Par ailleurs, l’avis d’infraction a été établi par un agent assermenté. Donc passez votre chemin, rien à discuter. Que le gars soit manifestement malhonnête et pas serviable, on s’en contre fiche. Que cet agent reçoive des primes pour verbalisation, c’est normal. L’agent AS163 est-il assermenté pour être inhumain ? Pour dire « Ça t’apprendra » ? Peut-être, puisqu’il y a des antécédents historiques à la SNCF. Pour moi, assermenté et prime ne font pas bon ménage. Si la parole de vos agents est indiscutable, nous sommes entrés dans une dictature ferroviaire.

Il me semble que l’agent AS163 plutôt que d’éjecter mon fils et de mal le traiter aurait dû l’aider. Il me semble qu’un agent de la SNCF est très mal placé pour faire la morale à un adolescent. Il me semble que demander un acte de décès est d’une lourde indécence. Il me semble que les dialogues à sens unique n’ont plus lieu d’être quand il est si facile d’échanger des messages.

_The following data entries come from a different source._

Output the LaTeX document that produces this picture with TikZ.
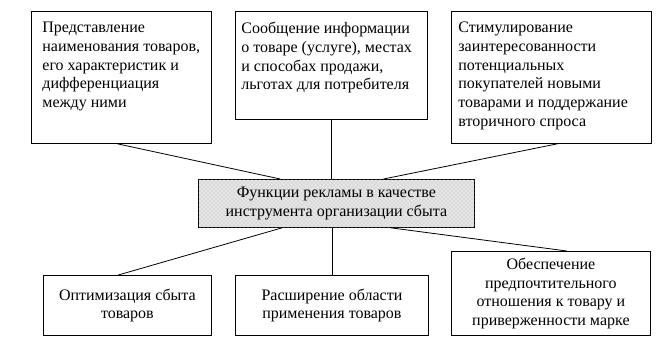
\documentclass[tikz,border=0pt]{standalone}
\usepackage{fontspec}
\setmainfont{Liberation Serif}
\usetikzlibrary{calc,patterns}
\definecolor{fnpaper}{gray}{0.90}
\definecolor{fngrain}{gray}{0.72}

\begin{document}
\begin{tikzpicture}[x=0.75pt,y=-0.75pt,font=\fontsize{12pt}{14pt}\selectfont,line width=0.6pt,
  box/.style={draw,anchor=north west,inner sep=0pt},
  txt/.style={anchor=north west,align=left,inner sep=0pt},
  link/.style={line width=0.6pt}]
  \useasboundingbox (0,0) rectangle (663,347);

  % top row
  \node[box,minimum width=135pt,minimum height=99pt] (pres) at (31,11) {};
  \node[txt] at (42,22) {Представление\\наименования товаров,\\его характеристик и\\дифференциация\\между ними};
  \node[box,minimum width=144pt,minimum height=81pt] (info) at (235,11) {};
  \node[txt] at (241,22) {Сообщение информации\\о товаре (услуге), местах\\и способах продажи,\\льготах для потребителя};
  \node[box,minimum width=150pt,minimum height=99pt] (stim) at (451,11) {};
  \node[txt] at (458,22) {Стимулирование\\заинтересованности\\потенциальных\\покупателей новыми\\товарами и поддержание\\вторичного спроса};

  % centre
  \node[box,align=center,minimum width=207pt,minimum height=36pt,fill=fnpaper,
    postaction={pattern=crosshatch dots,pattern color=fngrain}] (func) at (198,179)
    {Функции рекламы в качестве\\инструмента организации сбыта};

  % bottom row
  \node[box,align=center,minimum width=126pt,minimum height=45pt] (opt) at (43,275) {Оптимизация сбыта\\товаров};
  \node[box,align=center,minimum width=144.75pt,minimum height=45pt] (ext) at (235,275) {Расширение области\\применения товаров};
  \node[box,align=center,minimum width=149.25pt,minimum height=63pt] (pref) at (451,251) {Обеспечение\\предпочтительного\\отношения к товару и\\приверженности марке};

  \draw[link] ($(pres.south west)!0.478!(pres.south east)$) -- ($(func.north west)!0.297!(func.north east)$);
  \draw[link] (info.south) -- (info.south |- func.north);
  \draw[link] ($(stim.south west)!0.53!(stim.south east)$) -- ($(func.north west)!0.67!(func.north east)$);
  \draw[link] ($(func.south west)!0.304!(func.south east)$) -- ($(opt.north west)!0.446!(opt.north east)$);
  \draw[link] (ext.north |- func.south) -- (ext.north);
  \draw[link] ($(func.south west)!0.696!(func.south east)$) -- ($(pref.north west)!0.58!(pref.north east)$);
\end{tikzpicture}
\end{document}
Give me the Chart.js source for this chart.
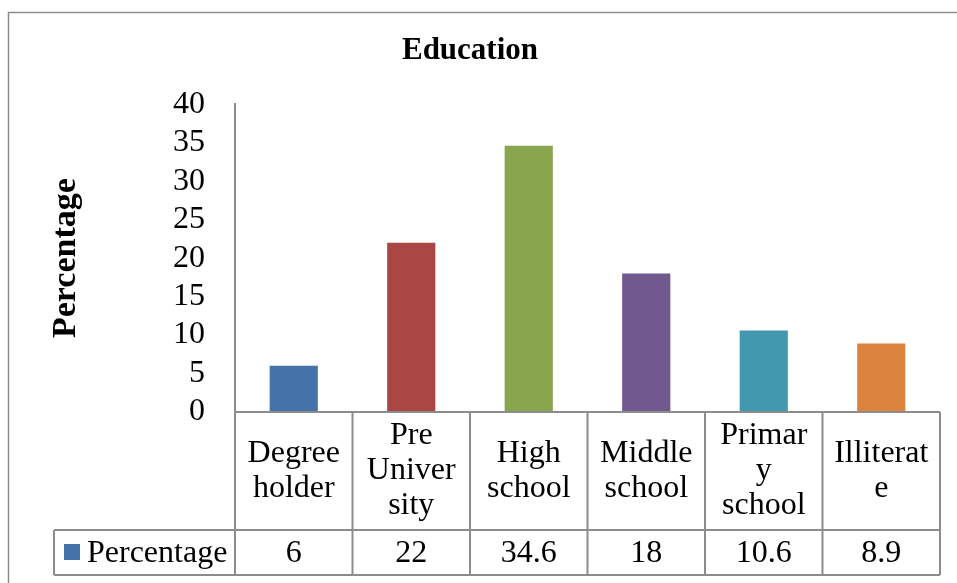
<!DOCTYPE html>
<html lang="en">
<head>
  <meta charset="UTF-8">
  <title>Education</title>
  <script src="https://cdn.jsdelivr.net/npm/chart.js"></script>
  <style>
    body {
      margin: 0;
      background: #fff;
    }
    .chart-container {
      position: relative;
      width: 957px;
      height: 583px;
    }
  </style>
</head>
<body>

<div class="chart-container">
  <canvas id="eduChart"></canvas>
</div>

<script>
  // Data
  const categories = [
    ['Degree', 'holder'],
    ['Pre', 'Univer', 'sity'],
    ['High', 'school'],
    ['Middle', 'school'],
    ['Primar', 'y', 'school'],
    ['Illiterat', 'e']
  ];
  const percentages = [6, 22, 34.6, 18, 10.6, 8.9];
  const seriesName = 'Percentage';
  const barColors = ['#4572A7', '#AA4643', '#89A54E', '#71588F', '#4198AF', '#DB843D'];

  const serif = '"Liberation Serif", "Times New Roman", serif';
  const lineColor = '#8c8c8c';
  const textSize = 32;

  // Outer frame of the chart
  const frame = {
    id: 'frame',
    beforeDraw(chart) {
      const ctx = chart.ctx;
      ctx.save();
      ctx.fillStyle = '#fff';
      ctx.fillRect(0, 0, chart.width, chart.height);
      ctx.strokeStyle = lineColor;
      ctx.lineWidth = 1.5;
      ctx.beginPath();
      ctx.moveTo(8.5, chart.height);
      ctx.lineTo(8.5, 12.5);
      ctx.lineTo(chart.width, 12.5);
      ctx.stroke();
      ctx.restore();
    }
  };

  // Data table under the plot: category row, value row and legend key
  const dataTable = {
    id: 'dataTable',
    afterDraw(chart) {
      const ctx = chart.ctx;
      const area = chart.chartArea;
      const xs = chart.scales.x;
      const n = categories.length;
      const colW = (area.right - area.left) / n;
      const top = area.bottom;
      const mid = top + 118;
      const bot = mid + 45;
      const keyLeft = 54;

      ctx.save();
      ctx.strokeStyle = lineColor;
      ctx.lineWidth = 2;
      ctx.beginPath();
      ctx.moveTo(area.left, top); ctx.lineTo(area.right, top);
      ctx.moveTo(keyLeft, mid); ctx.lineTo(area.right, mid);
      ctx.moveTo(keyLeft, bot); ctx.lineTo(area.right, bot);
      ctx.moveTo(keyLeft, mid); ctx.lineTo(keyLeft, bot);
      for (let i = 0; i <= n; i++) {
        const x = area.left + i * colW;
        ctx.moveTo(x, top); ctx.lineTo(x, bot);
      }
      ctx.stroke();

      ctx.fillStyle = '#000';
      ctx.font = textSize + 'px ' + serif;
      ctx.textAlign = 'center';
      ctx.textBaseline = 'middle';
      const lh = 35;
      categories.forEach((lines, i) => {
        const cx = xs.getPixelForValue(i);
        const y0 = (top + mid) / 2 - (lines.length - 1) * lh / 2;
        lines.forEach((t, j) => ctx.fillText(t, cx, y0 + j * lh));
        ctx.fillText(String(percentages[i]), cx, (mid + bot) / 2 + 1);
      });

      // legend key
      ctx.fillStyle = barColors[0];
      ctx.fillRect(64, 544, 16, 16);
      ctx.fillStyle = '#000';
      ctx.textAlign = 'left';
      ctx.fillText(seriesName, 87, (mid + bot) / 2 + 1);
      ctx.restore();
    }
  };

  const ctx = document.getElementById('eduChart').getContext('2d');
  new Chart(ctx, {
    type: 'bar',
    data: {
      labels: categories.map(c => c.join(' ')),
      datasets: [{
        label: seriesName,
        data: percentages,
        backgroundColor: barColors,
        borderWidth: 0,
        categoryPercentage: 1,
        barPercentage: 0.41
      }]
    },
    options: {
      responsive: true,
      maintainAspectRatio: false,
      animation: false,
      layout: {
        padding: { left: 0, right: 17, top: 12, bottom: 171 }
      },
      scales: {
        x: {
          display: false
        },
        y: {
          min: 0,
          max: 40,
          afterFit(scale) { scale.width = 235; },
          ticks: {
            stepSize: 5,
            autoSkip: false,
            padding: 30,
            color: '#000',
            font: { family: serif, size: textSize }
          },
          grid: { display: false, drawTicks: false },
          border: { display: true, color: lineColor, width: 2 },
          title: {
            display: true,
            text: seriesName,
            color: '#000',
            font: { family: serif, size: 34, weight: 'bold' },
            padding: { top: 46, bottom: 0 }
          }
        }
      },
      plugins: {
        legend: { display: false },
        tooltip: { enabled: false },
        title: {
          display: true,
          text: 'Education',
          color: '#000',
          font: { family: serif, size: 31, weight: 'bold' },
          padding: { top: 20, bottom: 35 }
        }
      }
    },
    plugins: [frame, dataTable]
  });
</script>

</body>
</html>
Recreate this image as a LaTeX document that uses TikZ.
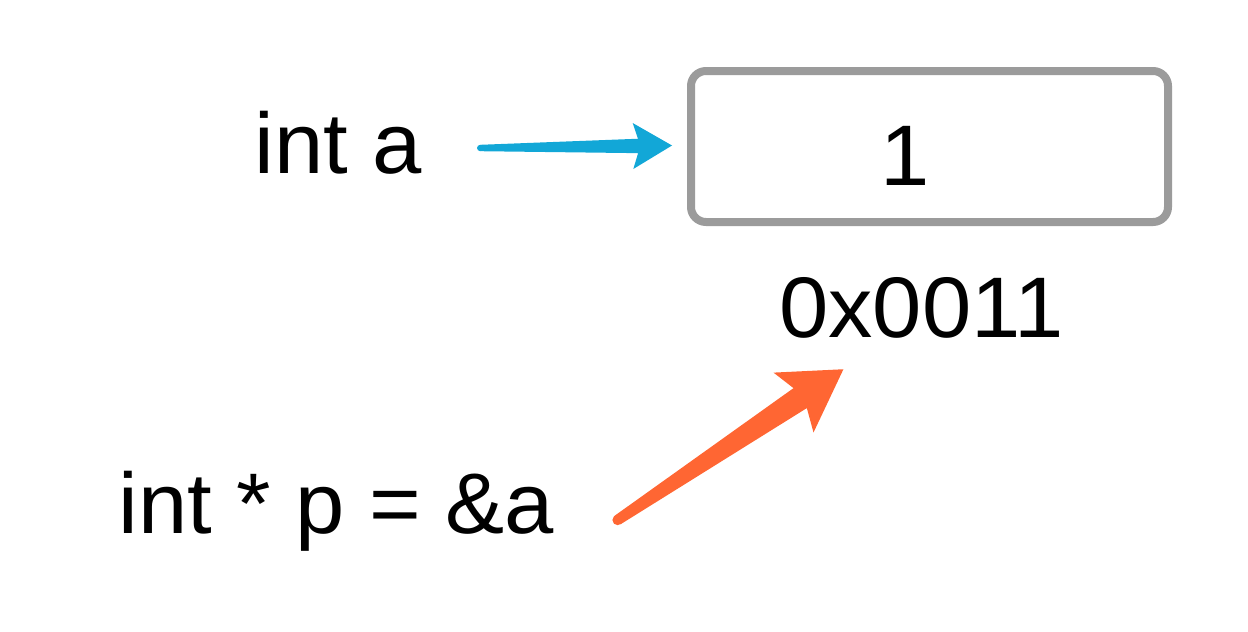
\documentclass[tikz,border=0pt]{standalone}
\usepackage{fontspec}
\setmainfont[FakeStretch=1.03]{Liberation Sans}
\usetikzlibrary{calc}
\definecolor{arrblue}{HTML}{12A7D7}
\definecolor{arrorange}{HTML}{FF6633}
\definecolor{boxgray}{HTML}{9B9B9B}
\begin{document}
\begin{tikzpicture}[x=0.5pt,y=-0.5pt,
  lbl/.style={inner sep=0pt,anchor=base west,font=\fontsize{43}{50}\selectfont},
  cell/.style={draw=boxgray,line width=4pt,rounded corners=7.5pt,minimum width=238.5pt,minimum height=75.5pt,inner sep=0pt}]
\useasboundingbox (0,0) rectangle (1248,632);
\node[lbl] (inta) at (254,173) {int a};
\node[cell] (box) at (929.5,146.5) {};
\node[lbl] (one) at (880,185) {1};
\node[lbl] (addr) at (779,337) {0x0011};
\node[lbl] (ptr) at (118,533) {int * p = \&a};
% blue arrow
\coordinate (bt) at ($(inta.base east)+(58,-25)$);
\coordinate (bh) at ($(box.west)+(-15,-1)$);
\coordinate (bn) at ($(bh)!17pt!(bt)$);
\coordinate (bb) at ($(bh)!19.5pt!(bt)$);
\fill[arrblue] ($(bt)!1.6pt!90:(bh)$) -- ($(bn)!3.6pt!-90:(bt)$) -- ($(bb)!11.5pt!-90:(bt)$) -- (bh)
  -- ($(bb)!11.5pt!90:(bt)$) -- ($(bn)!3.6pt!90:(bt)$) -- ($(bt)!1.6pt!-90:(bh)$) -- cycle;
\fill[arrblue] (bt) circle (1.6pt);
% orange arrow
\coordinate (ot) at ($(ptr.base east)+(63,-13)$);
\coordinate (oh) at ($(addr.south)+(-78,31)$);
\coordinate (on) at ($(oh)!26pt!(ot)$);
\coordinate (ob) at ($(oh)!30pt!(ot)$);
\fill[arrorange] ($(ot)!2.6pt!90:(oh)$) -- ($(on)!6pt!-90:(ot)$) -- ($(ob)!18pt!-90:(ot)$) -- (oh)
  -- ($(ob)!18pt!90:(ot)$) -- ($(on)!6pt!90:(ot)$) -- ($(ot)!2.6pt!-90:(oh)$) -- cycle;
\fill[arrorange] (ot) circle (2.6pt);
\end{tikzpicture}
\end{document}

Mon cher Jean-Pierre Farandou, j’avoue que je me mets à votre place. Votre vie ne doit pas être facile. Vous passez votre temps à négocier avec l’agent AS163 et ses collègues colériques. Ils défendent leur statut, leurs salaires, mais défendent-ils le service public ? J’ai des doutes, d’autant que j’écris ce message dans un TGV, pour lequel j’ai dû débourser un supplément, parce que le TGV que j’aurais dû emprunter a été annulé à cause d’une grève des contrôleurs et conducteurs.

J’ai fini par payer. Je suis juste écœuré. Je ne vous enverrai pas cette lettre parce que je n’ai aucun espoir que les choses s’arrangent à la SNCF. Certains de vos employés réussissent le tour de force de faire détester l’ensemble de leurs collègues.